The ghost of inevitability has always haunted the Star Wars films. That’s true in the stories, where the word “destiny” comes early and often from the lips of the most important characters. But it’s also true in the structure and production of the movies themselves. Return of the Jedi ended the original trilogy’s story arc on a proverbial “good guys win.” Twenty years later George Lucas produced the prequel trilogy, three films that told a story to which everyone already knew the ending. And now, twenty years after The Phantom Menace, J.J. Abrams turns off the ventilator to a franchise whose fate has been sealed for a while. The Rise of Skywalker acquits itself well as an individual piece of Disney’s sequel trilogy, but even its strengths highlight just what a mistake these three films were from the beginning.
The Rise of Skywalker is an entertaining movie and offers genuine treats for Star Wars fans.
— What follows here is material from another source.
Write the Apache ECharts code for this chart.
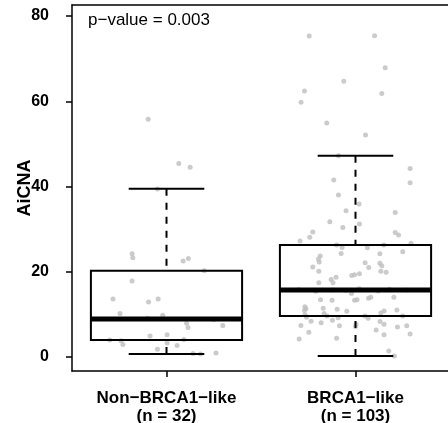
<!DOCTYPE html>
<html>
<head>
<meta charset="utf-8">
<script src="https://cdn.jsdelivr.net/npm/echarts@6/dist/echarts.min.js"></script>
<style>html,body{margin:0;padding:0;background:#fff;overflow:hidden}#c{width:448px;height:423px}</style>
</head>
<body>
<div id="c"></div>
<script>
// ---- data ----
const groupNames = ['Non\u2212BRCA1\u2212like', 'BRCA1\u2212like'];
const groupN = [32, 103];
const yTicks = [0, 20, 40, 60, 80];
const yTitle = 'AiCNA';
const pValueText = 'p\u2212value = 0.003';
// box stats: [lower whisker, Q1, median, Q3, upper whisker]
const nonStats = [0.7, 4.0, 8.9, 20.2, 39.5];
const brcaStats = [0.2, 9.6, 15.7, 26.3, 47.2];
// jittered points: values and horizontal jitter offsets (category units)
const nonValues = [55.8, 45.4, 44.5, 39.4, 24.2, 23.3, 22.5, 23.1, 17.8, 13.6, 12.9, 13.6, 10.2, 9.8, 7.9, 6.9, 7.4, 3.8, 2.9, 4.9, 5.2, 3.3, 2.7, 4.1, 1.8, 0.8, 0.9, 0.7, 4.0, 8.7, 9.1, 20.2];
const nonJitter = [-0.097, 0.065, 0.125, -0.048, -0.182, -0.178, 0.088, 0.116, -0.182, -0.283, -0.095, -0.044, -0.246, -0.02, 0.106, 0.114, 0.298, -0.24, -0.231, -0.087, 0.003, 0.003, 0.056, 0.092, -0.048, 0.141, 0.262, 0.18, -0.3, 0.25, -0.1, 0.2];
const brcaValues = [75.3, 75.4, 67.9, 64.7, 62.4, 61.8, 59.8, 54.9, 52.1, 47.2, 44.2, 41.5, 40.9, 38.0, 35.9, 34.3, 33.9, 31.7, 31.2, 30.4, 29.3, 28.1, 29.2, 28.6, 27.2, 26.7, 25.7, 25.6, 24.3, 24.2, 24.7, 23.7, 23.0, 22.3, 21.1, 20.1, 22.1, 21.0, 22.0, 21.4, 20.1, 19.9, 19.1, 19.3, 19.5, 18.2, 18.7, 17.4, 17.4, 14.9, 13.4, 13.3, 13.3, 13.4, 13.8, 14.0, 14.0, 11.8, 11.3, 10.9, 11.4, 11.2, 10.7, 10.2, 9.9, 9.3, 10.3, 10.8, 11.0, 8.4, 8.0, 8.6, 9.2, 7.4, 7.3, 7.1, 7.7, 9.1, 8.3, 7.7, 6.3, 5.2, 7.0, 7.3, 5.4, 5.8, 4.2, 4.4, 1.4, 0.2, 15.4, 15.5, 15.6, 15.7, 15.8, 15.9, 16.0, 15.7, 9.6, 9.6, 9.6, 26.3, 26.3];
const brcaJitter = [-0.245, 0.101, 0.157, -0.062, -0.27, 0.139, -0.288, -0.152, 0.053, -0.09, 0.289, -0.115, 0.289, -0.09, 0.019, -0.05, 0.21, -0.136, 0.021, -0.067, -0.226, -0.242, 0.21, 0.228, -0.293, 0.294, -0.071, 0.063, -0.076, 0.129, 0.25, -0.187, -0.196, -0.192, -0.226, -0.194, 0.051, 0.07, 0.129, 0.139, 0.134, 0.162, -0.02, -0.005, 0.021, -0.129, -0.103, -0.119, -0.194, -0.021, -0.185, -0.124, -0.005, 0.008, 0.069, 0.081, 0.203, -0.268, -0.262, -0.27, -0.171, -0.097, -0.046, -0.166, -0.267, -0.259, 0.134, 0.151, 0.219, -0.235, -0.182, -0.122, -0.092, -0.289, -0.085, 0, 0.003, 0.067, 0.13, 0.151, 0.109, 0.151, 0.222, 0.271, 0.289, -0.247, -0.298, -0.1, 0.176, 0.206, -0.21, 0.12, -0.05, 0.27, -0.3, 0.18, 0.02, -0.12, -0.15, 0.05, 0.25, -0.1, 0.15];

// ---- build ----
const FONT = 'Liberation Sans, Arial, Helvetica, sans-serif';
const points = [];
nonValues.forEach((v, i) => points.push([1 + nonJitter[i], v]));
brcaValues.forEach((v, i) => points.push([2 + brcaJitter[i], v]));
const boxData = [[1].concat(nonStats), [2].concat(brcaStats)];

function renderBox(params, api) {
  const x = api.value(0);
  const lw = api.value(1), q1 = api.value(2), med = api.value(3), q3 = api.value(4), uw = api.value(5);
  const P = (a, b) => api.coord([a, b]);
  const hb = 0.4, hc = 0.2;
  const ln = (p1, p2, w, dash) => ({
    type: 'line',
    shape: { x1: p1[0], y1: p1[1], x2: p2[0], y2: p2[1] },
    style: { stroke: '#000', lineWidth: w, lineDash: dash || null, fill: null }
  });
  const tl = P(x - hb, q3), br = P(x + hb, q1);
  return {
    type: 'group',
    children: [
      ln(P(x, uw), P(x, q3), 2, [7, 7]),
      ln(P(x, lw), P(x, q1), 2, [7, 7]),
      ln(P(x - hc, uw), P(x + hc, uw), 2),
      ln(P(x - hc, lw), P(x + hc, lw), 2),
      { type: 'rect', shape: { x: tl[0], y: tl[1], width: br[0] - tl[0], height: br[1] - tl[1] },
        style: { stroke: '#000', lineWidth: 2, fill: null } },
      ln(P(x - hb, med), P(x + hb, med), 5)
    ]
  };
}

const lineSty = { color: '#000', width: 1.5 };
const chart = echarts.init(document.getElementById('c'), null, { renderer: 'canvas' });
chart.setOption({
  animation: false,
  backgroundColor: '#fff',
  grid: { left: 72, top: 5, width: 378, bottom: 52, show: false, outerBoundsMode: 'none', containLabel: false },
  xAxis: [{
    type: 'value', min: 0.5, max: 2.5, position: 'bottom',
    axisLine: { show: true, onZero: false, lineStyle: lineSty },
    splitLine: { show: false },
    axisTick: { show: true, length: 6, lineStyle: lineSty, customValues: [1, 2] },
    axisLabel: {
      customValues: [1, 2], margin: 18,
      formatter: v => { const i = Math.round(v) - 1; return groupNames[i] + '\n(n = ' + groupN[i] + ')'; },
      color: '#000', fontWeight: 'bold', fontSize: 17, lineHeight: 18, fontFamily: FONT
    }
  }, {
    type: 'value', min: 0.5, max: 2.5, position: 'top',
    axisLine: { show: true, onZero: false, lineStyle: lineSty },
    splitLine: { show: false }, axisTick: { show: false }, axisLabel: { show: false }
  }],
  yAxis: {
    type: 'value', min: -3.3, max: 82.6,
    name: yTitle, nameLocation: 'middle', nameGap: 38, nameMoveOverlap: false,
    nameTextStyle: { color: '#000', fontWeight: 'bold', fontSize: 18, fontFamily: FONT },
    axisLine: { show: true, onZero: false, lineStyle: lineSty },
    splitLine: { show: false },
    axisTick: { show: true, length: 6, lineStyle: lineSty, customValues: yTicks },
    axisLabel: { customValues: yTicks, margin: 23, color: '#000', fontWeight: 'bold', fontSize: 16, fontFamily: FONT }
  },
  graphic: [{
    type: 'text', left: 88, top: 12,
    style: { text: pValueText, fill: '#000', font: '17px ' + FONT }
  }],
  series: [
    { type: 'scatter', data: points, symbol: 'circle', symbolSize: 5, itemStyle: { color: '#bebebe' }, z: 2, silent: true },
    { type: 'custom', data: boxData, renderItem: renderBox, encode: { x: 0, y: [1, 2, 3, 4, 5] }, z: 3, silent: true }
  ]
});
</script>
</body>
</html>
In other words, it’s pretty much the opposite of its predecessor, Rian Johnson’s The Last Jedi, a film that held its audience in contempt and seemed to be vying instead for the affection of the New Yorker‘s circulation list. Abrams has brought the series back to the fan-servicing, nostalgic mood of The Force Awakens. That’s both good and bad. It’s good because viewers who really like the non-Disney Star Wars films feel at home. It’s bad because it reminds us it was a bad idea to leave home in the first place.
The “Skywalker Saga,” as Disney has rebranded Episodes I-IX, was truly concluded at the end of 2005’s Revenge of the Sith. To justify its continuation, Disney has had to invent one more Skywalker, walk back older plot points for no apparent reason, and supply a “surprise twist” that feels almost as contrived and ad hoc as something the last person in an improv group would cook up to finish off a skit.
So why should anyone bother with the Rise of Skywalker? Well, it’s a lot of fun. Abrams opts for a breakneck pace, literally zooming his characters from one world and mission to another. More ground gets covered in The Rise of Skywalker than perhaps all the other Star Wars films combined. And why not? The environments are dazzling, the action is exciting and well edited, and the movie builds up nicely to a climax that’s a lot better than it had any business being. The three leads, Daisy Ridley, John Boyega, and Oscar Isaacs are in fine form. There’s a lightsaber fight atop a Death Star submerged in water. If you’ve got something better than that to do with 2 hours and 11 bucks, good for you.
But these three movies all serve one ultimate purpose. They highlight just how remarkable George Lucas is as a world-builder and myth-maker. His wooden dialogue and cringe-inducing love scenes are failures of execution, not failures of imagination. The Disney era Star Wars is a failure of imagination. People will laugh at Anakin’s dialogue in Attack of the Clones for years to come, but they’re going to watch it anyway. I can’t say I think the same of these movies.